> [EXERCISE REQUIREMENTS]
Restate all of the data exactly.
== SOURCE DATA
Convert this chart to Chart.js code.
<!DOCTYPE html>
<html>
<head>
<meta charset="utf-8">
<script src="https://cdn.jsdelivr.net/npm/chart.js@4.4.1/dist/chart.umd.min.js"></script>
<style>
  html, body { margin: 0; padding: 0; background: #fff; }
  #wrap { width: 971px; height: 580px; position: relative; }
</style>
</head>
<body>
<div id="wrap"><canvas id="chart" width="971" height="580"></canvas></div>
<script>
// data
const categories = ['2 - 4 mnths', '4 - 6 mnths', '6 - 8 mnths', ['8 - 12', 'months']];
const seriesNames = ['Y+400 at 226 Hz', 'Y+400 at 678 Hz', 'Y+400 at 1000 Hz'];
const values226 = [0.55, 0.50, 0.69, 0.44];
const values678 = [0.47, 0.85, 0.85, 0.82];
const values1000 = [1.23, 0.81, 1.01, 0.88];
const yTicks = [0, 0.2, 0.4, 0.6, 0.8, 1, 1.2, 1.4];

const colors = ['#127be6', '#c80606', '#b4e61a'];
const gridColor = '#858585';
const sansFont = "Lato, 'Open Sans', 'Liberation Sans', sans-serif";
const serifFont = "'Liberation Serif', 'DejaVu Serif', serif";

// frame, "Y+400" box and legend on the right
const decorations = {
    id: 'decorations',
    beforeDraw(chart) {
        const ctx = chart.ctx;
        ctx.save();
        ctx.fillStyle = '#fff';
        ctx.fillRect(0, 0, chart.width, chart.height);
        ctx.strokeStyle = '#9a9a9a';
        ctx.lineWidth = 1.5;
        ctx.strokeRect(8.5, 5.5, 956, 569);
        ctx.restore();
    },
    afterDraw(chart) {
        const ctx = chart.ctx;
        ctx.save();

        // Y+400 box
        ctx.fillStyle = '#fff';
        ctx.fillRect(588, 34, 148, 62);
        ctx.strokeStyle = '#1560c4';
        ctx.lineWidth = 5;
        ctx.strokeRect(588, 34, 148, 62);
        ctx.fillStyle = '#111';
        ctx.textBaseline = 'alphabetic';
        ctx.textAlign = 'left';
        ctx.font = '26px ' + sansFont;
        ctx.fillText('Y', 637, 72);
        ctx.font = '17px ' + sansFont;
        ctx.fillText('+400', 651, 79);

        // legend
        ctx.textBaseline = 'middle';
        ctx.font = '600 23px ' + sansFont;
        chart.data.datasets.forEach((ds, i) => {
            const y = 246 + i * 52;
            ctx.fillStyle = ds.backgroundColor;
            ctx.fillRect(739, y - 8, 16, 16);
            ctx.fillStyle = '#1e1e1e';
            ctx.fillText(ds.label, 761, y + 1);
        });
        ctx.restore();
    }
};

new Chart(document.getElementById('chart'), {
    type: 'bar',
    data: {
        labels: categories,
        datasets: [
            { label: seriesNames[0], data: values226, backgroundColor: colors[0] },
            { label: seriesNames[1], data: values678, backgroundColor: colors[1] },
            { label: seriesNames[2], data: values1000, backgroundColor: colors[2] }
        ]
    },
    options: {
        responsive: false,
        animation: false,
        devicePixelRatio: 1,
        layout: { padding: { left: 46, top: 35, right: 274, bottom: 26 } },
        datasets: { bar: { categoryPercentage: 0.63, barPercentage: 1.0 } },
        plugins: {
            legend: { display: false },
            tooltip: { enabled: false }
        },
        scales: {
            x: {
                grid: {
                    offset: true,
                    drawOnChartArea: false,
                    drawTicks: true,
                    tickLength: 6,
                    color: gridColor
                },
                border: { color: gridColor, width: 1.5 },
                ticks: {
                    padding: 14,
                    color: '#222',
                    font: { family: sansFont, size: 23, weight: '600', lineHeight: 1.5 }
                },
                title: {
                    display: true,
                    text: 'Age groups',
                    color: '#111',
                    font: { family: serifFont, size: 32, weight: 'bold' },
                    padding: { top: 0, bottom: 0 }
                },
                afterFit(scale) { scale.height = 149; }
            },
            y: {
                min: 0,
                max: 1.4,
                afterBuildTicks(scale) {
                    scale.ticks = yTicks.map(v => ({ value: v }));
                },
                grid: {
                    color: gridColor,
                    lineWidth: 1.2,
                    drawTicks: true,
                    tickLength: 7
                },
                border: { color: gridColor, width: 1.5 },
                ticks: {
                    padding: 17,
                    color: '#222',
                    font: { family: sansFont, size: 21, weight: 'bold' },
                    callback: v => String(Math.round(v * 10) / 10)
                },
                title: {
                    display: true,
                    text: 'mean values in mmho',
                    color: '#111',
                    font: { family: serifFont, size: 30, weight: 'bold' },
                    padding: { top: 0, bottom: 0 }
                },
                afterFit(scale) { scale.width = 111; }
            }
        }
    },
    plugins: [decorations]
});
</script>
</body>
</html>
====
> [THE COMPLETED TASK]
Convert this chart to Chart.js code.
<!DOCTYPE html>
<html>
<head>
<meta charset="utf-8">
<script src="https://cdn.jsdelivr.net/npm/chart.js@4.4.1/dist/chart.umd.min.js"></script>
<style>
  html, body { margin: 0; padding: 0; background: #fff; }
  #wrap { width: 971px; height: 580px; position: relative; }
</style>
</head>
<body>
<div id="wrap"><canvas id="chart" width="971" height="580"></canvas></div>
<script>
// data
const categories = ['2 - 4 mnths', '4 - 6 mnths', '6 - 8 mnths', ['8 - 12', 'months']];
const seriesNames = ['Y+400 at 226 Hz', 'Y+400 at 678 Hz', 'Y+400 at 1000 Hz'];
const values226 = [0.55, 0.50, 0.69, 0.44];
const values678 = [0.47, 0.85, 0.85, 0.82];
const values1000 = [1.23, 0.81, 1.01, 0.88];
const yTicks = [0, 0.2, 0.4, 0.6, 0.8, 1, 1.2, 1.4];

const colors = ['#127be6', '#c80606', '#b4e61a'];
const gridColor = '#858585';
const sansFont = "Lato, 'Open Sans', 'Liberation Sans', sans-serif";
const serifFont = "'Liberation Serif', 'DejaVu Serif', serif";

// frame, "Y+400" box and legend on the right
const decorations = {
    id: 'decorations',
    beforeDraw(chart) {
        const ctx = chart.ctx;
        ctx.save();
        ctx.fillStyle = '#fff';
        ctx.fillRect(0, 0, chart.width, chart.height);
        ctx.strokeStyle = '#9a9a9a';
        ctx.lineWidth = 1.5;
        ctx.strokeRect(8.5, 5.5, 956, 569);
        ctx.restore();
    },
    afterDraw(chart) {
        const ctx = chart.ctx;
        ctx.save();

        // Y+400 box
        ctx.fillStyle = '#fff';
        ctx.fillRect(588, 34, 148, 62);
        ctx.strokeStyle = '#1560c4';
        ctx.lineWidth = 5;
        ctx.strokeRect(588, 34, 148, 62);
        ctx.fillStyle = '#111';
        ctx.textBaseline = 'alphabetic';
        ctx.textAlign = 'left';
        ctx.font = '26px ' + sansFont;
        ctx.fillText('Y', 637, 72);
        ctx.font = '17px ' + sansFont;
        ctx.fillText('+400', 651, 79);

        // legend
        ctx.textBaseline = 'middle';
        ctx.font = '600 23px ' + sansFont;
        chart.data.datasets.forEach((ds, i) => {
            const y = 246 + i * 52;
            ctx.fillStyle = ds.backgroundColor;
            ctx.fillRect(739, y - 8, 16, 16);
            ctx.fillStyle = '#1e1e1e';
            ctx.fillText(ds.label, 761, y + 1);
        });
        ctx.restore();
    }
};

new Chart(document.getElementById('chart'), {
    type: 'bar',
    data: {
        labels: categories,
        datasets: [
            { label: seriesNames[0], data: values226, backgroundColor: colors[0] },
            { label: seriesNames[1], data: values678, backgroundColor: colors[1] },
            { label: seriesNames[2], data: values1000, backgroundColor: colors[2] }
        ]
    },
    options: {
        responsive: false,
        animation: false,
        devicePixelRatio: 1,
        layout: { padding: { left: 46, top: 35, right: 274, bottom: 26 } },
        datasets: { bar: { categoryPercentage: 0.63, barPercentage: 1.0 } },
        plugins: {
            legend: { display: false },
            tooltip: { enabled: false }
        },
        scales: {
            x: {
                grid: {
                    offset: true,
                    drawOnChartArea: false,
                    drawTicks: true,
                    tickLength: 6,
                    color: gridColor
                },
                border: { color: gridColor, width: 1.5 },
                ticks: {
                    padding: 14,
                    color: '#222',
                    font: { family: sansFont, size: 23, weight: '600', lineHeight: 1.5 }
                },
                title: {
                    display: true,
                    text: 'Age groups',
                    color: '#111',
                    font: { family: serifFont, size: 32, weight: 'bold' },
                    padding: { top: 0, bottom: 0 }
                },
                afterFit(scale) { scale.height = 149; }
            },
            y: {
                min: 0,
                max: 1.4,
                afterBuildTicks(scale) {
                    scale.ticks = yTicks.map(v => ({ value: v }));
                },
                grid: {
                    color: gridColor,
                    lineWidth: 1.2,
                    drawTicks: true,
                    tickLength: 7
                },
                border: { color: gridColor, width: 1.5 },
                ticks: {
                    padding: 17,
                    color: '#222',
                    font: { family: sansFont, size: 21, weight: 'bold' },
                    callback: v => String(Math.round(v * 10) / 10)
                },
                title: {
                    display: true,
                    text: 'mean values in mmho',
                    color: '#111',
                    font: { family: serifFont, size: 30, weight: 'bold' },
                    padding: { top: 0, bottom: 0 }
                },
                afterFit(scale) { scale.width = 111; }
            }
        }
    },
    plugins: [decorations]
});
</script>
</body>
</html>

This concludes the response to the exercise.